Cumartesi, Aralık 29, 2012

YENİ YIL HEDİYEM

Bu
Yılbaşı
ağacımı
Hediyelerle
donatmak
yerine, her dalını
bir dostumun adı ile
süslemek istedim…
Yakın dostlar, uzakta olan
arkadaşlar. Eski arkadaşlar,
yeni dostlar. Her gün gördüklerim
ve ara sıra görüşebildiklerim. Hep
aklımda olanlar ve sıkca unuttuklarım…
Her zaman yanımda olanlar ile olamayanlar
Kötü gün dostlarım, hep destek olanlar...Istemeden
üzdüğüm dostlar ve istemeden beni üzenler. Çok yakınımda
olanlar, ulaşamadıklarım, yıllardır görmediklerim, özlediklerim....
Vefa borcu olduklarım. Bir telefon uzaklığında olanlar. Alçak gönüllüler,
gönülden sevenler. Az yada çok hayatıma girmiş
tüm isimler…. Bu
ağaçta hepsinin
kökleri sağlam,
dalları uzun ve
Güçlü olacak.
İsimleri daima
asılı kalacak…
Her yeni yıl, eskilerin yanına yenileri eklenecek.
Zor anlarda ağacımın gölgesi dostları, ve dostlukları
bir nefes serinletecek. Yeni yılla gelen tüm yeni
umutların, yeni başlangıçlarn, dostların, bütün yeni
günlerinizi aydınlatması ve sizlerle daha güzel an' lar
paylaşmak dileğimle.....
İYİ Kİ VARSINIZ ...
MUTLU YILLAR....
(kaynak:mailler)

Perşembe, Aralık 27, 2012

Annaneniz öpülesi elleri


Annaneniz öpülesi elleri parçalanırcasına, 
ovalaya ovalaya tarhana yaparken, siz,
“Aman annane be, boş versene”deyip, 
marketten hazır çorba alıyordunuz ya...
 Annane rahmetli oldu ve siz, 
o tarhananın tarifini annaneden alıp, 
bir kenara yazmadınız ya... 
İşte o nedenle, siz, 
genetiği değiştirilmiş organizma yemekten kurtulamazsınız maalesef.
Ne verirlerse.. .
Onu yiyeceksiniz.
Kız evlat yetiştiriyorsunuz, 
en iyi okullara gönderiyorsunuz. ..
Piyano çalıyor, İngilizce konuşuyor, 
Grammy alanları tek tek biliyor.
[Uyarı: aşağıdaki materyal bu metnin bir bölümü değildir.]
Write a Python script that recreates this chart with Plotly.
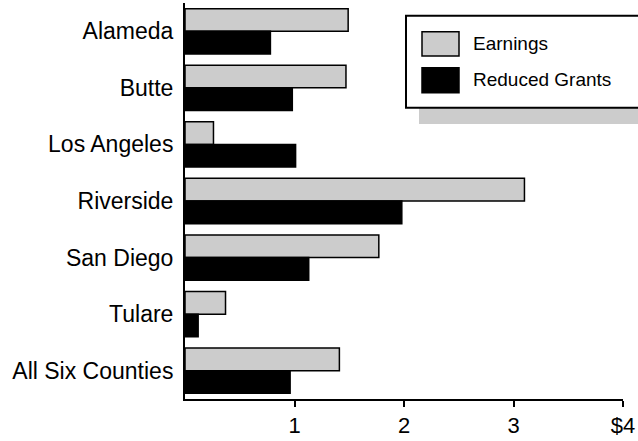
import plotly.graph_objects as go

counties = ["Alameda", "Butte", "Los Angeles", "Riverside", "San Diego", "Tulare", "All Six Counties"]
earnings = [1.49, 1.47, 0.26, 3.10, 1.77, 0.37, 1.41]
reduced_grants = [0.78, 0.98, 1.01, 1.98, 1.13, 0.12, 0.96]
x_tickvals = [1, 2, 3, 4]
x_ticktext = ["1", "2", "3", "$4"]

W, H = 638, 441
L, R, T, B = 185, 15, 3, 42
PW, PH = W - L - R, H - T - B

def px(x):
    return (x - L) / PW

def py(y):
    return (H - B - y) / PH

FONT = "Liberation Sans, Arial, sans-serif"
GRAY = "#cccccc"

fig = go.Figure()
fig.add_trace(go.Bar(y=counties, x=earnings, orientation="h", name="Earnings",
                     marker=dict(color=GRAY, line=dict(color="black", width=1.5))))
fig.add_trace(go.Bar(y=counties, x=reduced_grants, orientation="h", name="Reduced Grants",
                     marker=dict(color="black", line=dict(color="black", width=1.5))))

shapes = [
    dict(type="rect", xref="paper", yref="paper", x0=px(419), x1=px(660), y0=py(124), y1=py(107.7),
         fillcolor=GRAY, line=dict(width=0), layer="above"),
    dict(type="rect", xref="paper", yref="paper", x0=px(406), x1=px(660), y0=py(107.7), y1=py(15.7),
         fillcolor="white", line=dict(color="black", width=2), layer="above"),
    dict(type="rect", xref="paper", yref="paper", x0=px(422), x1=px(459), y0=py(56), y1=py(31.7),
         fillcolor=GRAY, line=dict(color="black", width=1.5), layer="above"),
    dict(type="rect", xref="paper", yref="paper", x0=px(422), x1=px(459), y0=py(92.7), y1=py(67.7),
         fillcolor="black", line=dict(color="black", width=1.5), layer="above"),
]
annotations = [
    dict(xref="paper", yref="paper", x=px(471), y=py(44), text="Earnings", showarrow=False,
         xanchor="left", yanchor="middle", font=dict(family=FONT, size=19, color="black")),
    dict(xref="paper", yref="paper", x=px(471), y=py(80), text="Reduced Grants", showarrow=False,
         xanchor="left", yanchor="middle", font=dict(family=FONT, size=19, color="black")),
]

fig.update_layout(
    width=W, height=H,
    margin=dict(l=L, r=R, t=T, b=B, pad=0),
    paper_bgcolor="white", plot_bgcolor="white",
    barmode="group", bargap=0.2, bargroupgap=0,
    showlegend=False,
    font=dict(family=FONT, color="black"),
    shapes=shapes, annotations=annotations,
    xaxis=dict(range=[0, 4], tickvals=x_tickvals, ticktext=x_ticktext, showgrid=False, zeroline=False,
               showline=True, linecolor="black", linewidth=2, ticks="outside", ticklen=6, tickwidth=2,
               tickcolor="black", tickfont=dict(size=22, family=FONT, color="black")),
    yaxis=dict(autorange="reversed", showgrid=False, zeroline=False, showline=True, linecolor="black",
               linewidth=2, ticks="outside", ticklen=5, tickcolor="rgba(0,0,0,0)",
               tickfont=dict(size=23, family=FONT, color="black")),
)

fig.write_html("out.html", config={"displayModeBar": False},
               post_script="document.body.style.margin='0';document.body.style.overflow='hidden';")
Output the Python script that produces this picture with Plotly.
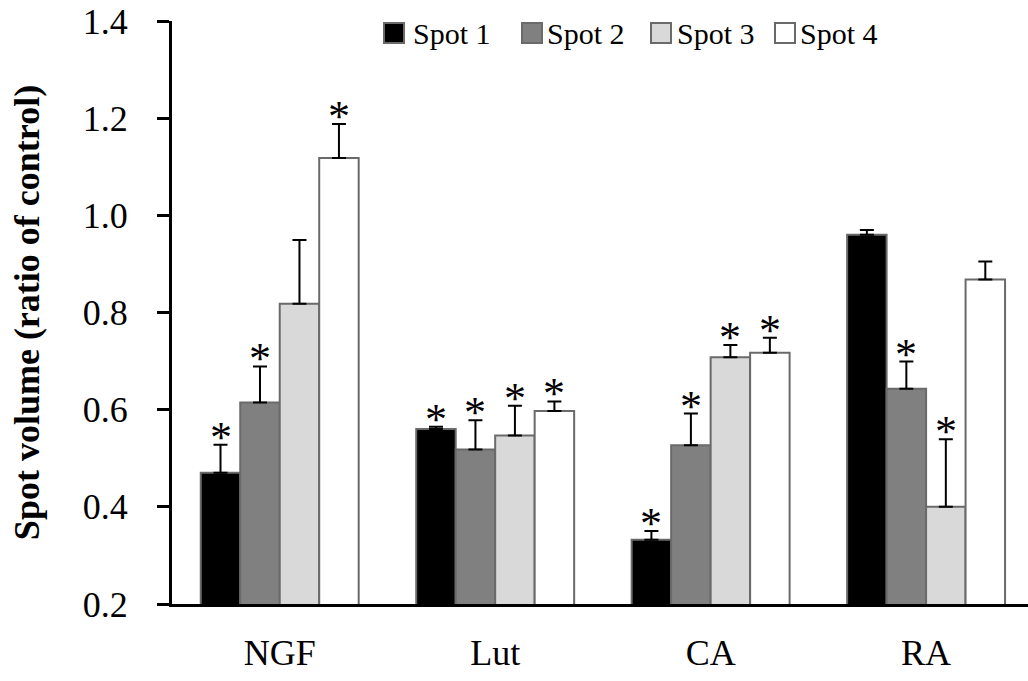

Bilmeli... 
Ama alt tarafı limon, şeker ve su kullanıp, limonata yapmasını bilmiyor! 
Yoğurdu çırpıp, ayran yapamıyor, ayran...
İşte o nedenle kızınız, 
genetiği değiştirilmiş meşrubat içmeye mahkûm,
maalesef torunlarınız da.
Zahmet edip sütlaç yapmadığınız için, 
kek yapmaya üşendiğiniz için...
İçinde ne olduğunu bilmediğiniz gofretleri,
mısır patlaklarını kemiriyor sizin oğlan!
Hamur tutmayı, 
şöyle mis gibi ıspanaklı bi börek yapıp, 
çantasına koymayı bilmediğiniz için, hamburger bağımlısı oldu.
Tahin-pekmezi “köylü işi
vıcık vıcık yağ fışkıran kremaları “modernite sandığınız için, 
daha 10 yaşında ayıya döndü, 
yuvarlana yuvarlana yürüyor, tıkanıyor, merdiven çıkamıyor.
Size zor geliyor ama, zor mu evde yoğurt yapmak?
İstanbul'un güneşi müsait değil, anlarım, 
zor mudur İzmir'de, Antalya'da, Adana'da evde salça yapmak?
Şikâyet edip duruyorsun, içine katkı maddesi konuyor, zorla beyazlatılıyor diye...
İster tam buğday unundan, ister çavdardan, 
hakikaten zor mudur evde ekmek yapmak? 
Bütün ailen kabız...
Tonla para verip, 
abuk sabuk ambalajlı-meyveli saçmalıklardan medet umacağına, 
niye öğrenmiyorsun kabak tatlısı yapmayı?
Güya, çoluğunu çocuğunu düşünüyorsun, 
taze taze yesinler diye, pazara gidiyorsun... 
Eğri büğrü biberlere, 
doğal olduğu için tuttuğunda ezilen domateslere ağız burun kıvırıyorsun, 
hormonlu, tornadan çıkmış gibilerini alıyorsun...
Ne işe yaradı senin pazara gitmen?

Kocanız da, bu satırları okuyup, size akıl verecek şimdi... 
Söyleyin ona, ukalalık etmesin, 
götürün aktara, hatmi çiçeğiyle zencefili birbirinden ayırt etsin, 
ondan sonra konuşsun!
Enginar, börülce, radika, cibes pişirmekten haberin yok; 
gazetelerin tiraj almak için kıçından uydurduğu 
kıçımın uzmanlarından fıldır fıldır brokoli tarifleri öğreniyorsun.. .
Brüksel lahanası yiyerek mi AB'ye gireceğini sanıyorsun?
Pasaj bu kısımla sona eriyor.